As recounted by the author, in the wake of the Brown decision in 1954, the president of the Mississippi Bar Association stated in a speech that Southerners would likely have to turn to “the gun and torch” to protect segregation. During jury selection in the original prosecutions, police often made it known to defense lawyers which of the potential jurors were considered “safe.” Before the all-white juries, defense lawyers were permitted to: (a) argue that murders were justified because of the victims’ political views; (b) demonize the victims; (c) appeal to racial loyalty; (d) turn the murders into a referendum on the federal government’s policies toward the South; and (e) infer that whites who wanted to maintain segregation had to be willing to tolerate some violence committed on their behalf.
Beginning in the early 1990s, however, the South revisited and began to address the past injustices. One of the strengths of the book is the masterful way in which the author explains how the relatives of the victims, prosecutors, southern political elites, journalists, and racial justice advocates attempted to undertake the “national reckoning of racial violence.”
The author’s description of the re-opening of the Evers murder case is compelling. In 1963, Evers was the field secretary in Mississippi for the NAACP. On July 12, 1963, he was shot and killed at his Jackson home by a Klansman, Byron De La Beckwith, whose two 1964 trials ended in mistrial. During the original trials, local police secretly aided the defense with improbable alibi evidence. Furthermore, the Mississippi governor, Ross Barnett, an ardent segregationist, walked into the courtroom and shook Beckwith’s hand in front of the jury.
In late 1989, however, a Mississippi journalist, Jerry Mitchell, found evidence in state files suggesting that Mississippi officials had secretly aided Beckwith’s defense in the 1964 trials. As explained by the author, Mitchell brought this evidence to Evers’ widow, who in turn asked to meet with a local prosecutor, Bobby DeLaughter. In 1993, the Jackson City Council passed a resolution requesting that the prosecutor reinvestigate the case. DeLaughter subsequently did so and, in 1994, obtained a conviction over Beckwith.

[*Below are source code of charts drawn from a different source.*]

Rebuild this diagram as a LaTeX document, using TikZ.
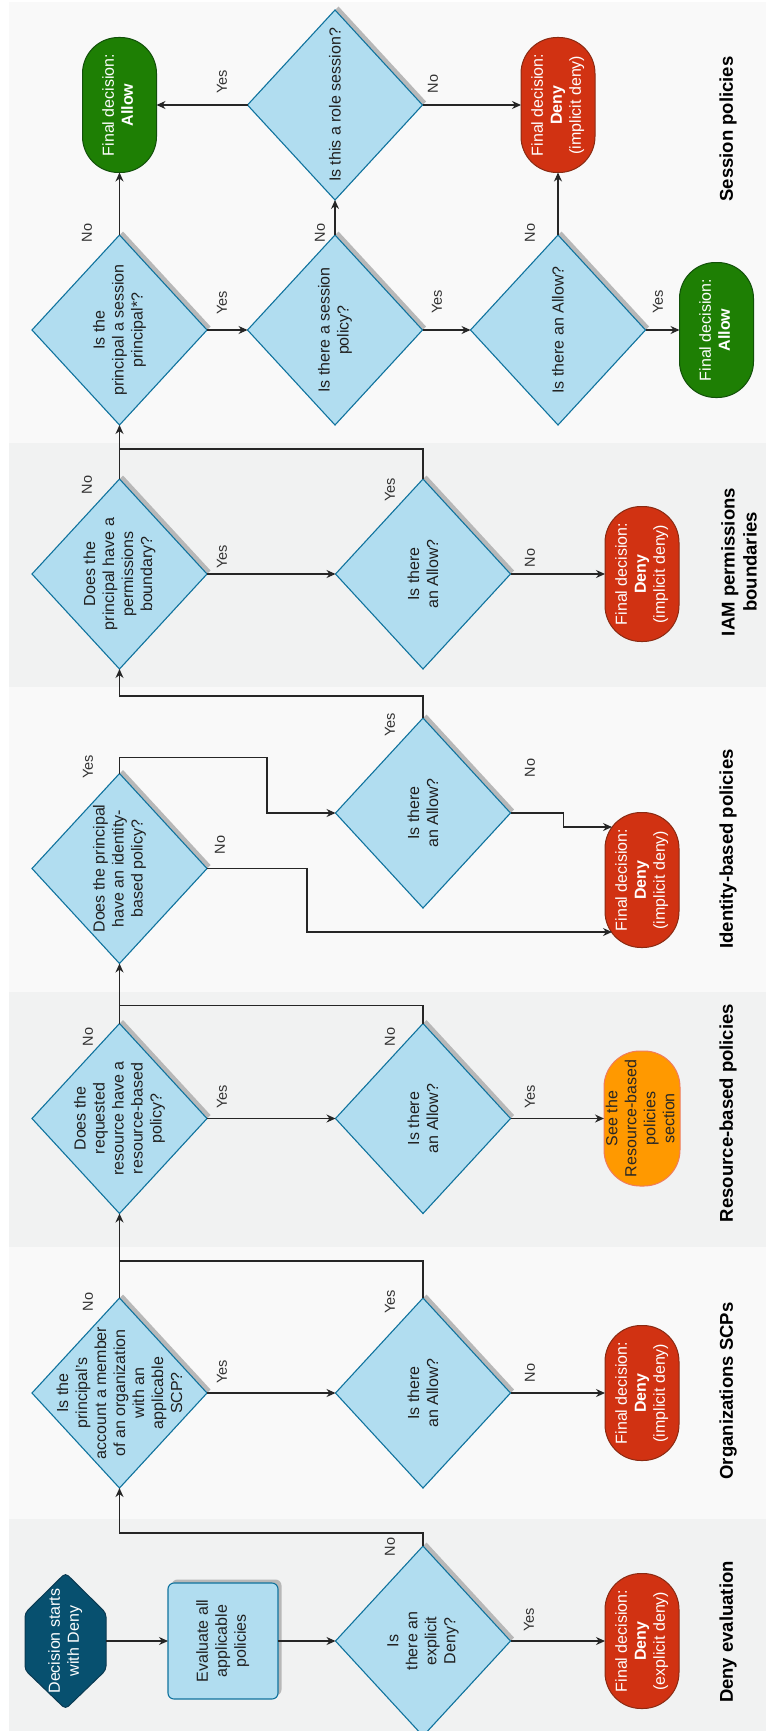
\documentclass[tikz,border=0pt]{standalone}
\usepackage{fontspec}
\setmainfont{Liberation Sans}
\usepackage{graphicx}
\usetikzlibrary{arrows.meta,shapes.geometric,shadows}

\definecolor{bandA}{HTML}{F9F9F9}
\definecolor{bandB}{HTML}{F1F2F2}
\definecolor{qfill}{HTML}{B1DDF0}
\definecolor{qline}{HTML}{10739E}
\definecolor{denyfill}{HTML}{D13212}
\definecolor{denyline}{HTML}{8A2A12}
\definecolor{allowfill}{HTML}{1E7F04}
\definecolor{allowline}{HTML}{12500A}
\definecolor{seefill}{HTML}{FF9900}
\definecolor{seeline}{HTML}{F07C5C}
\definecolor{startfill}{HTML}{07506F}
\definecolor{startline}{HTML}{0A3A52}
\definecolor{ink}{HTML}{333333}

\newcommand{\diafont}{\fontsize{16}{19}\selectfont}
\newcommand{\lblfont}{\fontsize{14.5}{17}\selectfont}
\newcommand{\ttlfont}{\fontsize{18.5}{22}\selectfont\bfseries}
% text set upright in a box turned a quarter turn
\newcommand{\vt}[1]{\rotatebox{90}{\begin{tabular}{@{}c@{}}#1\end{tabular}}}

\tikzset{
  shade3/.style={drop shadow={shadow xshift=3.5pt,shadow yshift=3.5pt,fill=black!28,opacity=1}},
  decision/.style={diamond, draw=qline, fill=qfill, line width=1.1pt,
    minimum width=175pt, minimum height=190pt, inner sep=0pt, outer sep=0pt, shade3},
  qtext/.style={rotate=90, align=center, font=\diafont, text=black!88, inner sep=0pt},
  final/.style={rectangle, rounded corners=36pt, minimum width=74pt, minimum height=135pt,
    inner sep=0pt, outer sep=0pt, line width=1pt, font=\diafont, text=white},
  deny/.style={final, fill=denyfill, draw=denyline},
  allow/.style={final, fill=allowfill, draw=allowline},
  see/.style={final, fill=seefill, draw=seeline, text=black!85},
  lbl/.style={rotate=90, font=\lblfont, text=ink, inner sep=0pt},
  title/.style={rotate=90, font=\ttlfont, align=center, inner sep=0pt, text=black},
  flow/.style={draw=black!85, line width=1.2pt, -{Stealth[length=9pt,width=8pt]}},
  merge/.style={draw=black!85, line width=1.2pt},
}

\begin{document}
\begin{tikzpicture}[x=1pt,y=-1pt]
\useasboundingbox (0,0) rectangle (766,1731);

% section bands
\fill[white] (0,0) rectangle (766,1731);
\fill[bandA] (9,2) rectangle (766,443);
\fill[bandB] (9,443) rectangle (766,687);
\fill[bandA] (9,687) rectangle (766,992);
\fill[bandB] (9,992) rectangle (766,1247);
\fill[bandA] (9,1247) rectangle (766,1519);
\fill[bandB] (9,1519) rectangle (766,1731);

% ---------- Deny evaluation ----------
\filldraw[fill=startfill, draw=startline, line width=1pt, rounded corners=4pt]
  (65.5,1573) -- (106,1613) -- (106,1670) -- (65.5,1709) -- (25,1670) -- (25,1613) -- cycle;
\node[minimum width=81pt, minimum height=136pt, inner sep=0pt, font=\diafont, text=white]
  (start) at (65.5,1641) {\vt{Decision starts\\with Deny}};
\node[draw=qline, fill=qfill, rounded corners=6pt, minimum width=110pt, minimum height=116pt,
  inner sep=0pt, outer sep=0pt, line width=1.1pt, shade3, font=\diafont, text=black!88]
  (eval) at (223,1641) {\vt{Evaluate all\\applicable\\policies}};
\node[decision] (qdeny) at (423,1641) {};
\node[qtext] (qdeny-t) at (qdeny) {Is\\there an\\explicit\\Deny?};
\node[deny] (tdeny) at (642,1641) {\vt{Final decision:\\\textbf{Deny}\\(explicit deny)}};
\node[title] (h-deny) at (728,1632) {Deny evaluation};

% ---------- Organizations SCPs ----------
\node[decision] (qorg) at (119.5,1393) {};
\node[qtext] (qorg-t) at (qorg) {Is the\\principal's\\account a member\\of an organization\\with an\\applicable\\SCP?};
\node[decision] (aorg) at (423,1393) {};
\node[qtext] (aorg-t) at (aorg) {Is there\\an Allow?};
\node[deny] (torg) at (642,1393) {\vt{Final decision:\\\textbf{Deny}\\(implicit deny)}};
\node[title] (h-org) at (728,1391) {Organizations SCPs};

% ---------- Resource-based policies ----------
\node[decision] (qres) at (119.5,1118.5) {};
\node[qtext] (qres-t) at (qres) {Does the\\requested\\resource have a\\resource-based\\policy?};
\node[decision] (ares) at (423,1118.5) {};
\node[qtext] (ares-t) at (ares) {Is there\\an Allow?};
\node[see] (tres) at (642,1118.5) {\vt{See the\\Resource-based\\policies\\section}};
\node[title] (h-res) at (728,1113) {Resource-based policies};

% ---------- Identity-based policies ----------
\node[decision] (qid) at (119.5,868.5) {};
\node[qtext] (qid-t) at (qid) {Does the principal\\have an identity-\\based policy?};
\node[decision] (aid) at (423,813) {};
\node[qtext] (aid-t) at (aid) {Is there\\an Allow?};
\node[deny] (tid) at (642,880) {\vt{Final decision:\\\textbf{Deny}\\(implicit deny)}};
\node[title] (h-id) at (728,849) {Identity-based policies};

% ---------- IAM permissions boundaries ----------
\node[decision] (qiam) at (119.5,574) {};
\node[qtext] (qiam-t) at (qiam) {Does the\\principal have a\\permissions\\boundary?};
\node[decision] (aiam) at (423,574) {};
\node[qtext] (aiam-t) at (aiam) {Is there\\an Allow?};
\node[deny] (tiam) at (642,574) {\vt{Final decision:\\\textbf{Deny}\\(implicit deny)}};
\node[title] (h-iam) at (739,562) {IAM permissions\\boundaries};

% ---------- Session policies ----------
\node[decision] (qses) at (119.5,330) {};
\node[qtext] (qses-t) at (qses) {Is the\\principal a session\\principal*?};
\node[decision] (qsp) at (335,330) {};
\node[qtext] (qsp-t) at (qsp) {Is there a session\\policy?};
\node[decision] (qrole) at (335,105) {};
\node[qtext] (qrole-t) at (qrole) {Is this a role session?};
\node[decision] (asp) at (558,330) {};
\node[qtext] (asp-t) at (asp) {Is there an Allow?};
\node[allow] (tallow1) at (119.5,105) {\vt{Final decision:\\\textbf{Allow}}};
\node[deny] (tdenys) at (558,105) {\vt{Final decision:\\\textbf{Deny}\\(implicit deny)}};
\node[allow] (tallow2) at (716.5,330) {\vt{Final decision:\\\textbf{Allow}}};
\node[title] (h-ses) at (728,129) {Session policies};

% ---------- connectors ----------
\draw[flow] (start) -- (eval);
\draw[flow] (eval) -- (qdeny.west);
\draw[flow] (qdeny.east) -- (tdeny);
\draw[flow] (qdeny.north) -- ++(0,-13) -| (qorg.south);

\draw[flow] (qorg.east) -- (aorg.west);
\draw[flow] (aorg.east) -- (torg);
\draw[merge] (aorg.north) -- ++(0,-37) -| (qorg.north);
\draw[flow] (qorg.north) -- (qres.south);

\draw[flow] (qres.east) -- (ares.west);
\draw[flow] (ares.east) -- (tres);
\draw[merge] (ares.north) -- ++(0,-18) -| (qres.north);
\draw[flow] (qres.north) -- (qid.south);

\draw[flow] (qid.north) -- ++(0,-16) -- ++(147.5,0) |- (aid.west);
\draw[flow] (qid.east) -- ++(100,0) |- ([shift={(7,52)}]tid.west);
\draw[flow] (aid.east) -- ++(53,0) |- ([shift={(7,-53)}]tid.west);
\draw[flow] (aid.north) -- ++(0,-22) -| (qiam.south);

\draw[flow] (qiam.east) -- (aiam.west);
\draw[flow] (aiam.east) -- (tiam);
\draw[merge] (aiam.north) -- ++(0,-30) -| (qiam.north);
\draw[flow] (qiam.north) -- (qses.south);

\draw[flow] (qses.north) -- (tallow1);
\draw[flow] (qses.east) -- (qsp.west);
\draw[flow] (qsp.north) -- (qrole.south);
\draw[flow] (qrole.west) -- (tallow1);
\draw[flow] (qrole.east) -- (tdenys);
\draw[flow] (qsp.east) -- (asp.west);
\draw[flow] (asp.north) -- (tdenys);
\draw[flow] (asp.east) -- (tallow2);

% ---------- branch labels ----------
\node[lbl] (lb1) at (390,1547) {No};
\node[lbl] (lb2) at (529,1620) {Yes};
\node[lbl] (lb3) at (222,1372) {Yes};
\node[lbl] (lb4) at (88,1302) {No};
\node[lbl] (lb5) at (390,1302) {Yes};
\node[lbl] (lb6) at (530,1373) {No};
\node[lbl] (lb7) at (88,1037) {No};
\node[lbl] (lb8) at (222,1097) {Yes};
\node[lbl] (lb9) at (390,1037) {No};
\node[lbl] (lb10) at (530,1097) {Yes};
\node[lbl] (lb11) at (88,767) {Yes};
\node[lbl] (lb12) at (220,845) {No};
\node[lbl] (lb13) at (390,725) {Yes};
\node[lbl] (lb14) at (530,768) {No};
\node[lbl] (lb15) at (87,485) {No};
\node[lbl] (lb16) at (222,557) {Yes};
\node[lbl] (lb17) at (390,490) {Yes};
\node[lbl] (lb18) at (530,558) {No};
\node[lbl] (lb19) at (87,233) {No};
\node[lbl] (lb20) at (222,303) {Yes};
\node[lbl] (lb21) at (320,233) {No};
\node[lbl] (lb22) at (222,82) {Yes};
\node[lbl] (lb23) at (433,84) {No};
\node[lbl] (lb24) at (437,302) {Yes};
\node[lbl] (lb25) at (530,233) {No};
\node[lbl] (lb26) at (658,302) {Yes};
\end{tikzpicture}
\end{document}
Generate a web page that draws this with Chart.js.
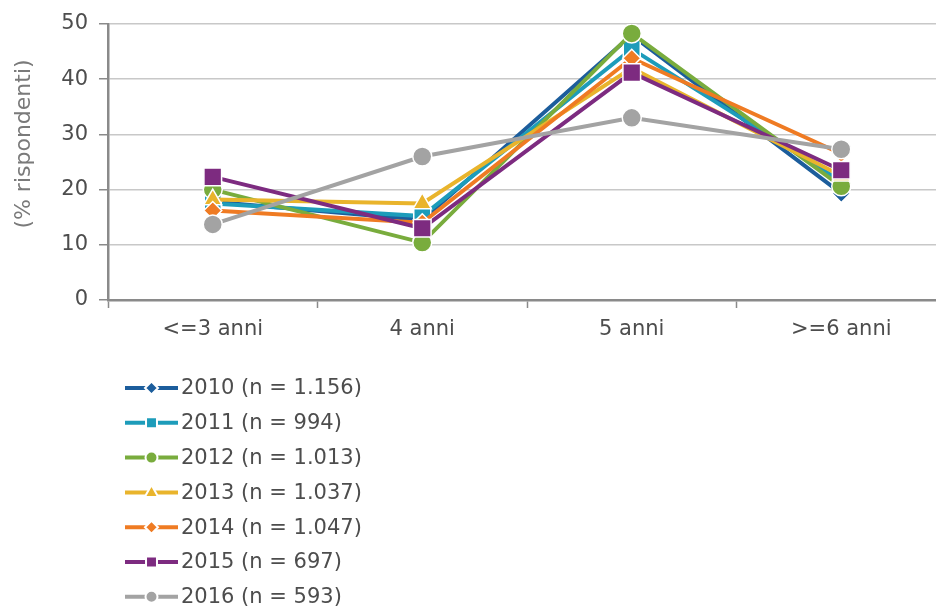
<!DOCTYPE html>
<html lang="it">
<head>
<meta charset="utf-8">
<title>Durata degli studi (% rispondenti)</title>
<script src="https://cdn.jsdelivr.net/npm/chart.js@4/dist/chart.umd.min.js"></script>
<style>
  html, body { margin: 0; padding: 0; background: #ffffff; overflow: hidden; }
  #wrap { width: 960px; height: 609px; }
</style>
</head>
<body>
<div id="wrap"><canvas id="c" width="960" height="609"></canvas></div>
<script>
// Categorie (durata) e quote di rispondenti per anno di indagine
const categories = ['<=3 anni', '4 anni', '5 anni', '>=6 anni'];
const seriesLabels = ['2010 (n = 1.156)', '2011 (n = 994)', '2012 (n = 1.013)', '2013 (n = 1.037)',
                      '2014 (n = 1.047)', '2015 (n = 697)', '2016 (n = 593)'];
const v2010 = [17.8, 14.5, 48.0, 19.3];
const v2011 = [17.5, 15.2, 45.5, 21.5];
const v2012 = [20.0, 10.4, 48.3, 20.6];
const v2013 = [18.2, 17.5, 42.0, 22.5];
const v2014 = [16.2, 14.0, 43.8, 26.5];
const v2015 = [22.3, 13.0, 41.2, 23.5];
const v2016 = [13.7, 26.0, 33.0, 27.3];
const yTicks = [0, 10, 20, 30, 40, 50];
const yTitle = '(% rispondenti)';

const values = [v2010, v2011, v2012, v2013, v2014, v2015, v2016];
const colors = ['#1c5d9c', '#1d9cba', '#79ac3d', '#e9b42c', '#ef7b23', '#7d2b80', '#a3a3a3'];
const styles = ['rectRot', 'rect', 'circle', 'triangle', 'rectRot', 'rect', 'circle'];
const radii  = [9, 12, 9.5, 10.5, 9, 12.5, 9.5];
const legendRadii = [6.5, 7.3, 6, 7.5, 6.5, 7.3, 6];

const FONT = 'DejaVu Sans';
const TEXT = '#4d4d4d';
const AXIS = '#8a8a8a';

const datasets = values.map((vals, i) => ({
  label: seriesLabels[i],
  data: vals,
  borderColor: colors[i],
  backgroundColor: colors[i],
  borderWidth: 4,
  tension: 0,
  pointStyle: styles[i],
  pointRadius: radii[i],
  pointHoverRadius: radii[i],
  pointBackgroundColor: colors[i],
  pointBorderColor: '#ffffff',
  pointBorderWidth: 1.5,
  order: values.length - i   // later years drawn on top
}));

// simple marker shapes for the legend rows
function marker(ctx, style, x, y, r) {
  ctx.beginPath();
  if (style === 'circle') {
    ctx.arc(x, y, r, 0, Math.PI * 2);
  } else if (style === 'rect') {
    ctx.rect(x - r * 0.75, y - r * 0.75, r * 1.5, r * 1.5);
  } else if (style === 'rectRot') {
    ctx.moveTo(x, y - r); ctx.lineTo(x + r, y); ctx.lineTo(x, y + r); ctx.lineTo(x - r, y);
    ctx.closePath();
  } else if (style === 'triangle') {
    ctx.moveTo(x, y - r); ctx.lineTo(x + r * 0.9, y + r * 0.6); ctx.lineTo(x - r * 0.9, y + r * 0.6);
    ctx.closePath();
  }
  ctx.fill();
  ctx.stroke();
}

const extras = {
  id: 'extras',
  afterDraw(chart) {
    const ctx = chart.ctx;
    // y-axis title
    ctx.save();
    ctx.translate(24, 144);
    ctx.rotate(-Math.PI / 2);
    ctx.font = '22px "' + FONT + '"';
    ctx.fillStyle = '#7a7a7a';
    ctx.textAlign = 'center';
    ctx.textBaseline = 'middle';
    ctx.fillText(yTitle, 0, 0);
    ctx.restore();

    // vertical legend: line sample with marker, then label
    ctx.save();
    chart.data.datasets.forEach((ds, i) => {
      const y = 388 + i * 34.8;
      ctx.strokeStyle = ds.borderColor;
      ctx.lineWidth = 4;
      ctx.lineCap = 'butt';
      ctx.beginPath();
      ctx.moveTo(125, y);
      ctx.lineTo(178, y);
      ctx.stroke();
      ctx.fillStyle = ds.borderColor;
      ctx.strokeStyle = '#ffffff';
      ctx.lineWidth = 2;
      marker(ctx, styles[i], 151.5, y, legendRadii[i]);
      ctx.font = '21px "' + FONT + '"';
      ctx.fillStyle = TEXT;
      ctx.textAlign = 'left';
      ctx.textBaseline = 'middle';
      ctx.fillText(ds.label, 181, y + 1);
    });
    ctx.restore();
  }
};

new Chart(document.getElementById('c'), {
  type: 'line',
  data: { labels: categories, datasets },
  plugins: [extras],
  options: {
    responsive: false,
    animation: false,
    devicePixelRatio: 1,
    layout: { padding: { left: 0, right: 13, top: 24, bottom: 0 } },
    plugins: {
      legend: { display: false },
      tooltip: { enabled: false }
    },
    scales: {
      x: {
        type: 'category',
        offset: true,
        afterFit(scale) { scale.height = 309; },
        grid: {
          offset: true,
          drawOnChartArea: false,
          drawTicks: true,
          tickLength: 8,
          tickColor: AXIS,
          tickWidth: 1.5
        },
        border: { display: true, color: AXIS, width: 2.5 },
        ticks: {
          color: TEXT,
          padding: 9,
          maxRotation: 0,
          font: { family: FONT, size: 21 }
        }
      },
      y: {
        min: 0,
        max: 50,
        afterFit(scale) { scale.width = 108; },
        afterBuildTicks(scale) { scale.ticks = yTicks.map(v => ({ value: v })); },
        grid: {
          color: '#c8c8c8',
          lineWidth: 1.5,
          drawTicks: true,
          tickLength: 9,
          tickColor: AXIS,
          tickWidth: 1.5
        },
        border: { display: true, color: AXIS, width: 2.5 },
        ticks: {
          color: TEXT,
          padding: 11,
          font: { family: FONT, size: 21 }
        }
      }
    }
  }
});
</script>
</body>
</html>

Following the Beckwith conviction, other civil rights murder cases were re-opened. The author explains well how the victims’ families, investigative journalists, and civil rights activists convinced local prosecutors to revisit the old cases. The narrative is enriched by a wealth of interviews, trial records, and many press articles that chronicled the story.
By the 1990s, defendants who were indicted in the race murder prosecutions found a very different legal landscape than existed in the 1960s. Gone were the all-white juries, police chicanery, reluctant prosecutors, and tepid local press of the Jim Crow era. Defendants now found courtrooms where violence was no longer tolerated as a tool of racial intimidation.
The best part of the book is the chapter that focuses on the strategies followed and jury research conducted by the prosecutors in the contemporary trials. Because potential jurors rarely admit to race prejudice, prosecutors and their consultants developed a questionnaire that asked potential jurors whether race discrimination problems in America had been mostly solved. Jurors who answered that race was no longer a problem indicated they were “in denial,” suggesting to prosecutors that they were probably unable to judge fairly evidence about race bias.
At trial, prosecutors tended to follow a “we’re not like them” strategy. In demonstrating the defendants’ “motive,” prosecutors made every effort to make the jurors aware of the defendants’ racist attitudes. They also reminded jurors that the murders had badly stigmatized the South. Convictions would redeem the South’s image.
The victims were also portrayed very differently than they had been in the original trials. In 1964, the prosecutor in the Evers case sought to exclude evidence of the victim’s civil rights work. In the 1994 trial, prosecutor DeLaughter celebrated this fact. In 1964, the activists Chaney, Goodman, and Schwerner were depicted as “outside agitators” with Communist leanings. In the 2005 murder trial of Edgar Ray Killeen, prosecutor Jim Hood argued that the three victims had been “doing God’s work” in Mississippi and were “freedom fighters,” just like American troops in Iraq.
The author concludes that, although the contemporary trials present a narrative of redemption, they tell only a “mythic tale of racial progress.” The convictions did not close the book on an era, but instead wrote the opening chapter of a national conversation about America’s history of racial violence, the harm it has caused, and the reasons why it matters to this day.